Facebook criticized for male board

Social network draws ire for lack of female representation on board as it sets off on path to flotation

A message for Mark Zuckerberg: Forget the feature-length movie you didn’t care for, the profiles flattering and otherwise in virtually every business magazine, online scrutiny of your dietary habits and dissection of your college dorm business deals. You’re about to enter the spotlight for real.

When a company undertakes one of the largest IPOs in history, it becomes a vehicle for all sorts of activists, onlookers, observers and commentators (this writer included) to make whatever case he or she deems important.

In fact, it’s already happened. Before the virtual ink was dry on Facebook’s long-anticipated S1 filing, the IPO was described as ‘no friend to women’ because all seven members of the board are men.

‘Outrageous’

‘It’s outrageous that Facebook, representing a new genre of American company, could not find a single woman director,’ writes Malli Gero, principal of 2020 Women on Boards, the Boston-based organization leading a campaign to achieve 20 percent female board representation by the end of the decade.

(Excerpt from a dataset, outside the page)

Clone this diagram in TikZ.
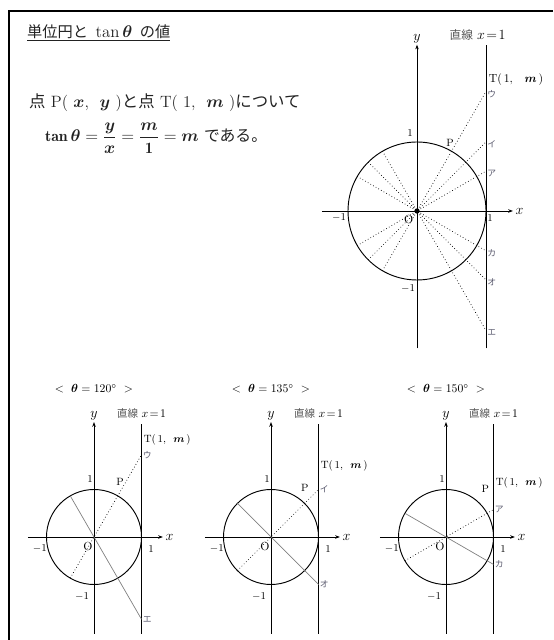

Citing a Pew Research Center study, Gero says Facebook’s all-male board ignores ‘the fact that a majority of its users are women.’

According to a 2010 study by Pew’s Internet & American Life Project, Facebook is the dominant social network platform, with 92 percent participation among users of social media, and 56 percent of social media users across all platforms are female.

Stakeholder expectations to grow

IROs know how easily any company’s genuine milestones or achievements can be overshadowed by external events.

The Facebook saga illustrates how Silicon Valley’s reputation for innovation, matched by an atmosphere of testosterone-fueled hoopla and hype, still exists in the larger world of stakeholder expectations.

Zuckerberg and Facebook have changed the world from Cambridge to Cairo with what they brought to the marketplace.

Now they are being asked to change the world by how they behave in the market – and they’ll have lots of people watching. Welcome to the world of public company scrutiny.